Note that we are not quite done at this point. Earlier, we obtained the trivial lower bound of \(\mathrm{R}(\mathsf{And}) \ge 1\) from the observation that any protocol for the AND function must involve some amount of communication. But with information complexity, this basic observation does not suffice to give a constant lower bound on the conditional information cost of the AND function.

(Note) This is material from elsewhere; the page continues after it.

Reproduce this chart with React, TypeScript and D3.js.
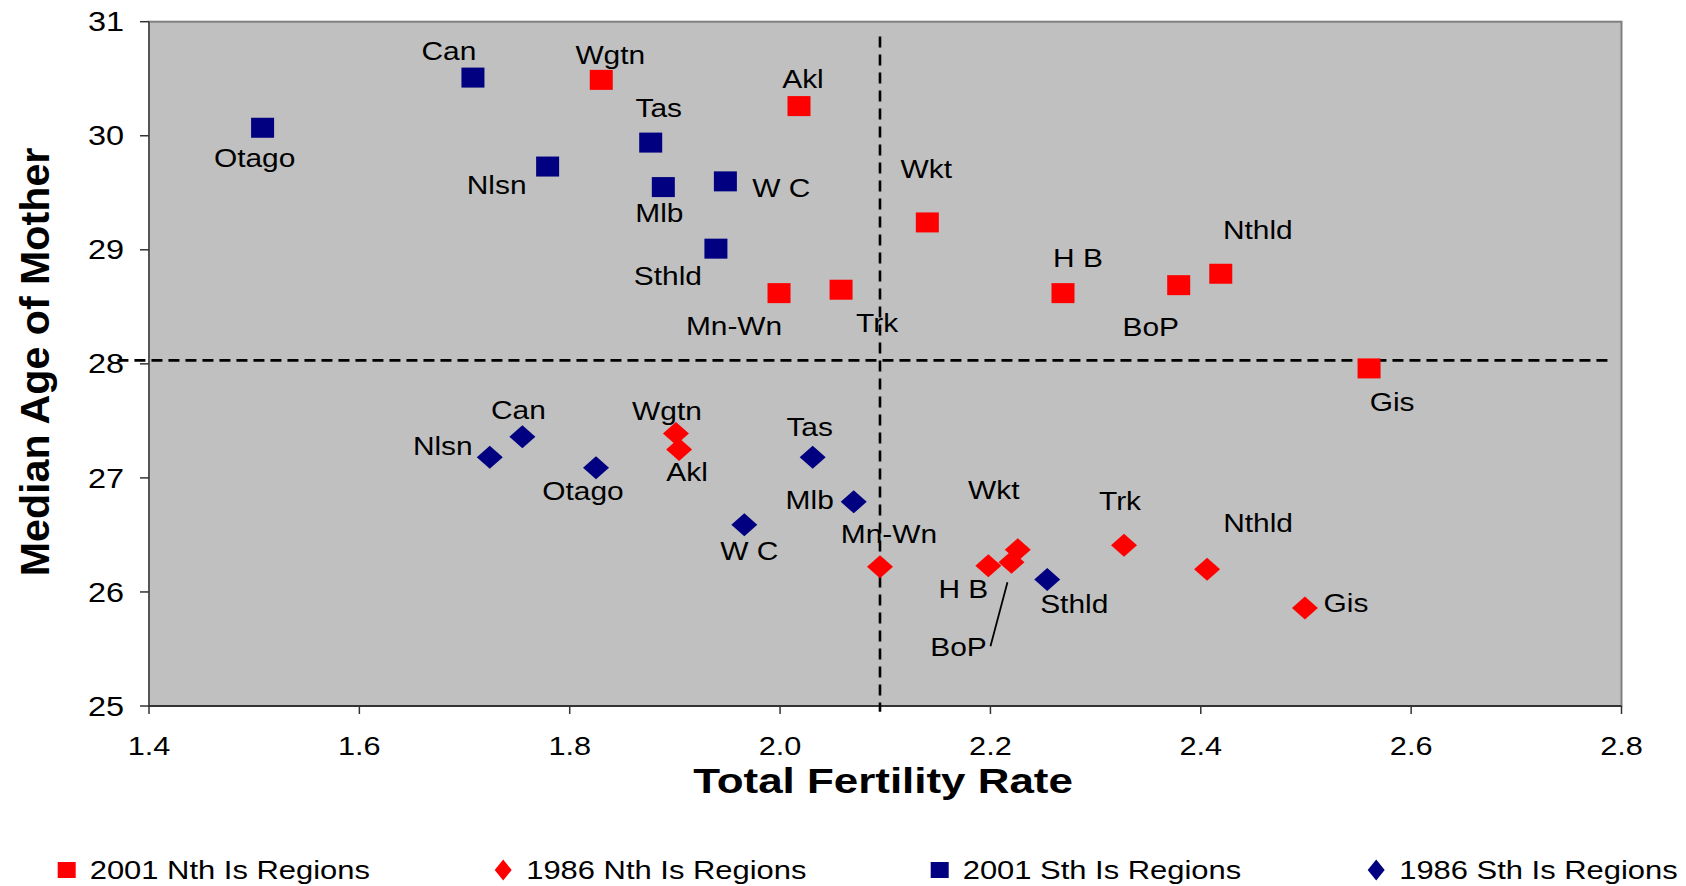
import React from "react";
import * as d3 from "d3";

// ---------- data ----------
const nth2001Names = ["Wgtn", "Akl", "Wkt", "Mn-Wn", "Trk", "H B", "BoP", "Nthld", "Gis"];
const nth2001TFR = [1.830, 2.018, 2.140, 1.999, 2.058, 2.269, 2.379, 2.419, 2.560];
const nth2001Age = [30.49, 30.26, 29.24, 28.62, 28.65, 28.62, 28.69, 28.79, 27.96];

const nth1986Names = ["Wgtn", "Akl", "Mn-Wn", "Wkt", "H B", "BoP", "Trk", "Nthld", "Gis"];
const nth1986TFR = [1.901, 1.904, 2.095, 2.226, 2.198, 2.220, 2.327, 2.406, 2.499];
const nth1986Age = [27.39, 27.25, 26.22, 26.37, 26.23, 26.26, 26.41, 26.20, 25.86];

const sth2001Names = ["Otago", "Can", "Tas", "Nlsn", "Mlb", "W C", "Sthld"];
const sth2001TFR = [1.508, 1.708, 1.877, 1.779, 1.889, 1.948, 1.939];
const sth2001Age = [30.07, 30.51, 29.94, 29.73, 29.55, 29.60, 29.01];

const sth1986Names = ["Can", "Nlsn", "Otago", "Tas", "Mlb", "W C", "Sthld"];
const sth1986TFR = [1.755, 1.724, 1.825, 2.031, 2.070, 1.966, 2.254];
const sth1986Age = [27.36, 27.18, 27.09, 27.18, 26.79, 26.59, 26.11];

const seriesNames = ["2001 Nth Is Regions", "1986 Nth Is Regions", "2001 Sth Is Regions", "1986 Sth Is Regions"];

const xTicks = [1.4, 1.6, 1.8, 2.0, 2.2, 2.4, 2.6, 2.8];
const yTicks = [25, 26, 27, 28, 29, 30, 31];

const refTFR = 2.095;
const refAge = 28.03;

const xTitle = "Total Fertility Rate";
const yTitle = "Median Age of Mother";

// ---------- label placement (px offsets from marker centre: text centre x, baseline y) ----------
const nth2001LabelOff = [[9, -16], [4, -18], [-1, -44], [-45, 42], [36, 42], [15, -26], [-28, 51], [37, -35], [23, 43]];
const nth1986LabelOff = [[-9, -13], [8, 32], [9, -24], [-24, -51], [-25, 32], [-53, 94], [-4, -35], [51, -37], [41, 4]];
const sth2001LabelOff = [[-8, 39], [-24, -18], [8, -26], [-51, 27], [-4, 35], [56, 16], [-48, 36]];
const sth1986LabelOff = [[-4, -18], [-47, -2], [-13, 32], [-3, -21], [-44, 7], [5, 35], [27, 34]];
// leader line for 1986 BoP (relative to marker)
const bopLeader = [-4, 20, -21, 84];

// ---------- styles ----------
const W = 1686, H = 886;
const RED = "#FF0000", NAVY = "#000080";
const FONT = "'Liberation Sans', Arial, sans-serif";

function T({ x, y, size, sx = 1.18, anchor = "middle", bold = false, rotate = 0, children, dy }: any) {
  return (
    <text
      transform={`translate(${x},${y}) rotate(${rotate}) scale(${sx},1)`}
      fontFamily={FONT}
      fontSize={size}
      fontWeight={bold ? "bold" : "normal"}
      textAnchor={anchor}
      dy={dy}
      fill="#000"
    >
      {children}
    </text>
  );
}

function Square({ cx, cy, w, h, color }: any) {
  return <rect x={cx - w / 2} y={cy - h / 2} width={w} height={h} fill={color} />;
}
function Diamond({ cx, cy, w, h, color }: any) {
  return (
    <path
      d={`M${cx},${cy - h / 2}L${cx + w / 2},${cy}L${cx},${cy + h / 2}L${cx - w / 2},${cy}Z`}
      fill={color}
    />
  );
}

export default function App() {
  const left = 149, right = 1621.5, top = 21.7, bottom = 706;
  const x = d3.scaleLinear().domain([1.4, 2.8]).range([left, right]);
  const y = d3.scaleLinear().domain([25, 31]).range([bottom, top]);
  const fmt = d3.format(".1f");

  const series = [
    { names: nth2001Names, tfr: nth2001TFR, age: nth2001Age, off: nth2001LabelOff, color: RED, shape: "sq" },
    { names: nth1986Names, tfr: nth1986TFR, age: nth1986Age, off: nth1986LabelOff, color: RED, shape: "di" },
    { names: sth2001Names, tfr: sth2001TFR, age: sth2001Age, off: sth2001LabelOff, color: NAVY, shape: "sq" },
    { names: sth1986Names, tfr: sth1986TFR, age: sth1986Age, off: sth1986LabelOff, color: NAVY, shape: "di" },
  ];

  const bopIdx = nth1986Names.indexOf("BoP");
  const bx = x(nth1986TFR[bopIdx]), by = y(nth1986Age[bopIdx]);

  const legendX0 = 66.7, legendStep = 436.5, legendY = 870;

  return (
    <svg width={W} height={H} style={{ position: "absolute", left: 0, top: 0, background: "#fff" }}>
      <rect x={0} y={0} width={W} height={H} fill="#fff" />
      {/* plot area */}
      <rect x={left} y={top} width={right - left} height={bottom - top} fill="#C0C0C0" stroke="#808080" strokeWidth={2} />
      <line x1={left} y1={top} x2={left} y2={bottom} stroke="#555" strokeWidth={2} />
      <line x1={left} y1={bottom} x2={right} y2={bottom} stroke="#333" strokeWidth={2} />

      {/* y ticks */}
      {yTicks.map((t) => (
        <g key={"yt" + t}>
          <line x1={left - 9} x2={left} y1={y(t)} y2={y(t)} stroke="#333" strokeWidth={1.5} />
          <T x={124} y={y(t)} size={27.5} sx={1.18} anchor="end" dy="0.35em">{String(t)}</T>
        </g>
      ))}
      {/* x ticks */}
      {xTicks.map((t) => (
        <g key={"xt" + t}>
          <line x1={x(t)} x2={x(t)} y1={bottom} y2={bottom + 8} stroke="#333" strokeWidth={1.5} />
          <T x={x(t)} y={755} size={26} sx={1.18}>{fmt(t)}</T>
        </g>
      ))}

      {/* reference dashed lines */}
      <line x1={x(refTFR)} x2={x(refTFR)} y1={y(30.87)} y2={y(24.95)} stroke="#000" strokeWidth={2.6} strokeDasharray="11,7" />
      <line x1={x(1.37)} x2={x(2.792)} y1={y(refAge)} y2={y(refAge)} stroke="#000" strokeWidth={2.8} strokeDasharray="11,6" />

      {/* markers */}
      {series.map((s, si) =>
        s.tfr.map((v, i) =>
          s.shape === "sq" ? (
            <Square key={`m${si}-${i}`} cx={x(v)} cy={y(s.age[i])} w={23} h={20} color={s.color} />
          ) : (
            <Diamond key={`m${si}-${i}`} cx={x(v)} cy={y(s.age[i])} w={26} h={23} color={s.color} />
          )
        )
      )}

      {/* labels */}
      {series.map((s, si) =>
        s.names.map((n, i) => (
          <T key={`l${si}-${i}`} x={x(s.tfr[i]) + s.off[i][0]} y={y(s.age[i]) + s.off[i][1]} size={26} sx={1.15}>
            {n}
          </T>
        ))
      )}
      <line x1={bx + bopLeader[0]} y1={by + bopLeader[1]} x2={bx + bopLeader[2]} y2={by + bopLeader[3]} stroke="#000" strokeWidth={1.8} />

      {/* axis titles */}
      <T x={883} y={793} size={36} bold sx={1.22}>{xTitle}</T>
      <T x={49} y={362} size={40} bold sx={1.03} rotate={-90}>{yTitle}</T>

      {/* legend */}
      {seriesNames.map((n, i) => {
        const cx = legendX0 + i * legendStep;
        const s = series[i];
        return (
          <g key={"lg" + i}>
            {s.shape === "sq" ? (
              <Square cx={cx} cy={legendY} w={18} h={16} color={s.color} />
            ) : (
              <Diamond cx={cx} cy={legendY} w={17} h={21} color={s.color} />
            )}
            <T x={cx + 23} y={879} size={26} sx={1.19} anchor="start">{n}</T>
          </g>
        );
      })}
    </svg>
  );
}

After all, it’s possible that there are infinitely many different communication protocols that each have positive information cost but that this cost tends to 0 as we consider more and more sophisticated protocols. Such a situation would of course invalidate our entire proof approach. But, as our intuition suggests, this is not the case: it’s possible to give a (positive constant) lower bound on \(\mathrm{CIC}_\nu(\mathsf{And})\) and this will complete the proof of the claim that Set Disjointness has linear communication complexity.

We will see this lower bound in the next lecture.